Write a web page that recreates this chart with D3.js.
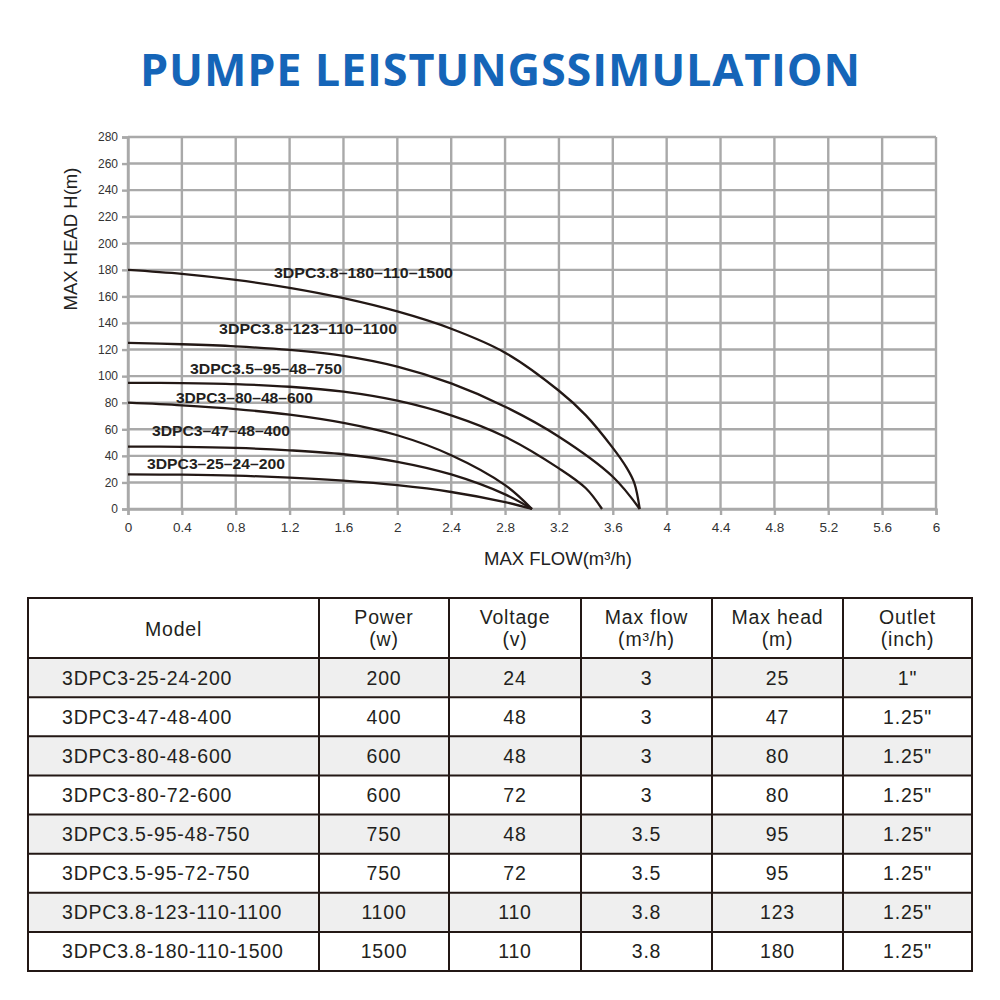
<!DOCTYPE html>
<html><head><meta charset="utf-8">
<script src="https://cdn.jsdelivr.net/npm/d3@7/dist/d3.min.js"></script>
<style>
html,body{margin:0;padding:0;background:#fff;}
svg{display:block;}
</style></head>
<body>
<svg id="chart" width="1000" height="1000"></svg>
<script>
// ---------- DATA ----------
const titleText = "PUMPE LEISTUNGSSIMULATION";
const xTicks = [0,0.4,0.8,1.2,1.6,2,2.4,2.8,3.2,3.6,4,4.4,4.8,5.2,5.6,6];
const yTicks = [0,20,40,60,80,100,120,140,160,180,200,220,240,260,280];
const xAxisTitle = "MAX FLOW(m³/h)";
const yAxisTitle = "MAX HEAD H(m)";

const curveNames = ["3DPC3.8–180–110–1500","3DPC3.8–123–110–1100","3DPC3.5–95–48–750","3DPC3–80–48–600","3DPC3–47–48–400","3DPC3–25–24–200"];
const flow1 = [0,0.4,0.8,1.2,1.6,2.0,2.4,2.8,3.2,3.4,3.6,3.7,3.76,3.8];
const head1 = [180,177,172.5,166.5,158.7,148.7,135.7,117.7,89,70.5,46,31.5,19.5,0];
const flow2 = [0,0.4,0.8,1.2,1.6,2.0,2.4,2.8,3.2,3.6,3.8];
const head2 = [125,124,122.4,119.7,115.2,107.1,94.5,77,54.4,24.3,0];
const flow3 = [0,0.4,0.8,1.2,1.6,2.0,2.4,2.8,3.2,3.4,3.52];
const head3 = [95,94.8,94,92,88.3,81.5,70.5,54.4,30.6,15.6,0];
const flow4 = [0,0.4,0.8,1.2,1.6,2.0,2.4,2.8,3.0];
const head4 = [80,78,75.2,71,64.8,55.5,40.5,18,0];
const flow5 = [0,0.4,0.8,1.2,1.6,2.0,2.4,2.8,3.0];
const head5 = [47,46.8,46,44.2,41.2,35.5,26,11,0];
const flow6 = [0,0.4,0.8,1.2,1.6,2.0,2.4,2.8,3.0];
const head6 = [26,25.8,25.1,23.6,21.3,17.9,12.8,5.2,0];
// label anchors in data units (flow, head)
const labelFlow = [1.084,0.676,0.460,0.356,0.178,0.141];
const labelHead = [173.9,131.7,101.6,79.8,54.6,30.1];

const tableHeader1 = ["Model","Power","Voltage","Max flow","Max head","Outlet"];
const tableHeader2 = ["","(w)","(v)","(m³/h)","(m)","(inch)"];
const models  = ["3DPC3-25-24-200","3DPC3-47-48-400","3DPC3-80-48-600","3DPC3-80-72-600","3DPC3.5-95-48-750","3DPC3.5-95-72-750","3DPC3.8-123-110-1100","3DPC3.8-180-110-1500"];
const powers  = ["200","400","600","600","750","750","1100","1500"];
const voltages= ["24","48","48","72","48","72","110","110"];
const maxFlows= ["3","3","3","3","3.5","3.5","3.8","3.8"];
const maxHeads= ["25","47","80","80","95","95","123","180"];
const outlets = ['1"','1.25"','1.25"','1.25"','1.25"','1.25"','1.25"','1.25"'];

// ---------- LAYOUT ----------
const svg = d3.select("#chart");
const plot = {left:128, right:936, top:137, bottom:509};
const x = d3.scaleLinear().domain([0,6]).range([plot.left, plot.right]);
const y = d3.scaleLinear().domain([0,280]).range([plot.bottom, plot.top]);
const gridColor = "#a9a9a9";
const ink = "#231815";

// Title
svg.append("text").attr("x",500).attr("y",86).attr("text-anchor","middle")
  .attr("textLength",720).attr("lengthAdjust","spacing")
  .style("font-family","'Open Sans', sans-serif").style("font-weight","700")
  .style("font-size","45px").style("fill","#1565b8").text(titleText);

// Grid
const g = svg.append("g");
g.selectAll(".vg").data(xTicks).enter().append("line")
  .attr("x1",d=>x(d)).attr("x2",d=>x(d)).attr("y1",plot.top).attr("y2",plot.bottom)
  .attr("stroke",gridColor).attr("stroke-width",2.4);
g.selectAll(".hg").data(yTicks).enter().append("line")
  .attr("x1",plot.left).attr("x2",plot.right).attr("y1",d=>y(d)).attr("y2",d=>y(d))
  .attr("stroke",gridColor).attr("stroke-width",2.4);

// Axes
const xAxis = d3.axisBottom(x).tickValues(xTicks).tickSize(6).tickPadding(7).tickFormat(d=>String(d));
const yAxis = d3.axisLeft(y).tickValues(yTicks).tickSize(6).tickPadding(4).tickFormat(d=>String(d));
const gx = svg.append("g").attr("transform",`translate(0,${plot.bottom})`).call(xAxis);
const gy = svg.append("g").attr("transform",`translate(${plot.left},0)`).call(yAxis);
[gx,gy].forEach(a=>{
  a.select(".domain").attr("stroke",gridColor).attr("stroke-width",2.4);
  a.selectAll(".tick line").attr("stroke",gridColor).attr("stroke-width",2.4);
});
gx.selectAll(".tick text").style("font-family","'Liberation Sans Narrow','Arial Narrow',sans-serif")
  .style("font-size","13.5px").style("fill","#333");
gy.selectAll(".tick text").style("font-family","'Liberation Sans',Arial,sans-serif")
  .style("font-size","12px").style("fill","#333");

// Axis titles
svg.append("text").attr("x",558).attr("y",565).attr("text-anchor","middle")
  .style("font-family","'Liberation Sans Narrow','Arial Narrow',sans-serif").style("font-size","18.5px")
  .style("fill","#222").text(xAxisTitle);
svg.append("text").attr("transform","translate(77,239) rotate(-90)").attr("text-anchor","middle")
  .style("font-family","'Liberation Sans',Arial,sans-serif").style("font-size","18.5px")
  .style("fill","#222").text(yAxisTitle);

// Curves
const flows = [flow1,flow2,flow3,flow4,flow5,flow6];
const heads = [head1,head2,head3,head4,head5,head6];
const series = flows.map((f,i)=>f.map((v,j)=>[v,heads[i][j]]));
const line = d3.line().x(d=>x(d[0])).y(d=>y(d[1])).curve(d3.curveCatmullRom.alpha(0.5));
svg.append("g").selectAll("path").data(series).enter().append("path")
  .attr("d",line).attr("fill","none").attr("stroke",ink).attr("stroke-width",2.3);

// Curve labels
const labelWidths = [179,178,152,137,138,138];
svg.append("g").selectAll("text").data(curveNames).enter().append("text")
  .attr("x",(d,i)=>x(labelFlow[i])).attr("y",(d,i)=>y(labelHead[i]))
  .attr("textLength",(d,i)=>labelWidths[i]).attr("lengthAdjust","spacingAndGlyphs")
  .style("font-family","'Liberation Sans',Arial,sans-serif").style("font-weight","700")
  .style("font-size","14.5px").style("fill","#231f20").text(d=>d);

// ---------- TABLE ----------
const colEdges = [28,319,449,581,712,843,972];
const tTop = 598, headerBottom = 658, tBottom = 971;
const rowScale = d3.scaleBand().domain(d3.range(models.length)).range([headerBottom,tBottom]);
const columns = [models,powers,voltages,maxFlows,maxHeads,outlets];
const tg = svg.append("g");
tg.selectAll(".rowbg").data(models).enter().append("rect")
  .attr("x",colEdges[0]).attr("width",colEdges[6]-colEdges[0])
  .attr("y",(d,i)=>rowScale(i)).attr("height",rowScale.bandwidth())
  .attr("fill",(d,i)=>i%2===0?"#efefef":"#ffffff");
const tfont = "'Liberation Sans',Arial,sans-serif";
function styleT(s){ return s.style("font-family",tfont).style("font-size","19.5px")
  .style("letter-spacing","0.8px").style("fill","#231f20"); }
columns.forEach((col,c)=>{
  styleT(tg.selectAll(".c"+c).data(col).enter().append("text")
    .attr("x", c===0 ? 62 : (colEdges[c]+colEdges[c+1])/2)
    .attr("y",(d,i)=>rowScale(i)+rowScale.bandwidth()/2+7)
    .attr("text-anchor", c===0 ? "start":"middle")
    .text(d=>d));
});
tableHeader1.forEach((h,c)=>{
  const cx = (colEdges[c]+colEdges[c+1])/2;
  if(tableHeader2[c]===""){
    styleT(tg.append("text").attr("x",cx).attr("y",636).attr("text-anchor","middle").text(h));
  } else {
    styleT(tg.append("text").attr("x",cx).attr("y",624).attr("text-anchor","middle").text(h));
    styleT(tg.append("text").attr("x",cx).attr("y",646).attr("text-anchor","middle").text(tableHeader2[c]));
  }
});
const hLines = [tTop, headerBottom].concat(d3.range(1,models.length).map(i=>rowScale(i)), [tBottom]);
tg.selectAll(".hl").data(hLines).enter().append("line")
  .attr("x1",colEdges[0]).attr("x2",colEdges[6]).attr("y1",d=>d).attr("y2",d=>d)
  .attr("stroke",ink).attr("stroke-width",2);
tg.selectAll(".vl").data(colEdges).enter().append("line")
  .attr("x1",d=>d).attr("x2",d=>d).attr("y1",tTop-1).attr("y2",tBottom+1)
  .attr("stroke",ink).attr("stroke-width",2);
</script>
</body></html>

* **WHAT YOU SHOULD DO**:
Repeat the listing above exactly from its first line to the line containing "const labelHead = [173.9,131.7,101.6,79.8,54.6,30.1];", both included, and omit the pictures.

* **THE OUTPUT**:
Write a web page that recreates this chart with D3.js.
<!DOCTYPE html>
<html><head><meta charset="utf-8">
<script src="https://cdn.jsdelivr.net/npm/d3@7/dist/d3.min.js"></script>
<style>
html,body{margin:0;padding:0;background:#fff;}
svg{display:block;}
</style></head>
<body>
<svg id="chart" width="1000" height="1000"></svg>
<script>
// ---------- DATA ----------
const titleText = "PUMPE LEISTUNGSSIMULATION";
const xTicks = [0,0.4,0.8,1.2,1.6,2,2.4,2.8,3.2,3.6,4,4.4,4.8,5.2,5.6,6];
const yTicks = [0,20,40,60,80,100,120,140,160,180,200,220,240,260,280];
const xAxisTitle = "MAX FLOW(m³/h)";
const yAxisTitle = "MAX HEAD H(m)";

const curveNames = ["3DPC3.8–180–110–1500","3DPC3.8–123–110–1100","3DPC3.5–95–48–750","3DPC3–80–48–600","3DPC3–47–48–400","3DPC3–25–24–200"];
const flow1 = [0,0.4,0.8,1.2,1.6,2.0,2.4,2.8,3.2,3.4,3.6,3.7,3.76,3.8];
const head1 = [180,177,172.5,166.5,158.7,148.7,135.7,117.7,89,70.5,46,31.5,19.5,0];
const flow2 = [0,0.4,0.8,1.2,1.6,2.0,2.4,2.8,3.2,3.6,3.8];
const head2 = [125,124,122.4,119.7,115.2,107.1,94.5,77,54.4,24.3,0];
const flow3 = [0,0.4,0.8,1.2,1.6,2.0,2.4,2.8,3.2,3.4,3.52];
const head3 = [95,94.8,94,92,88.3,81.5,70.5,54.4,30.6,15.6,0];
const flow4 = [0,0.4,0.8,1.2,1.6,2.0,2.4,2.8,3.0];
const head4 = [80,78,75.2,71,64.8,55.5,40.5,18,0];
const flow5 = [0,0.4,0.8,1.2,1.6,2.0,2.4,2.8,3.0];
const head5 = [47,46.8,46,44.2,41.2,35.5,26,11,0];
const flow6 = [0,0.4,0.8,1.2,1.6,2.0,2.4,2.8,3.0];
const head6 = [26,25.8,25.1,23.6,21.3,17.9,12.8,5.2,0];
// label anchors in data units (flow, head)
const labelFlow = [1.084,0.676,0.460,0.356,0.178,0.141];
const labelHead = [173.9,131.7,101.6,79.8,54.6,30.1];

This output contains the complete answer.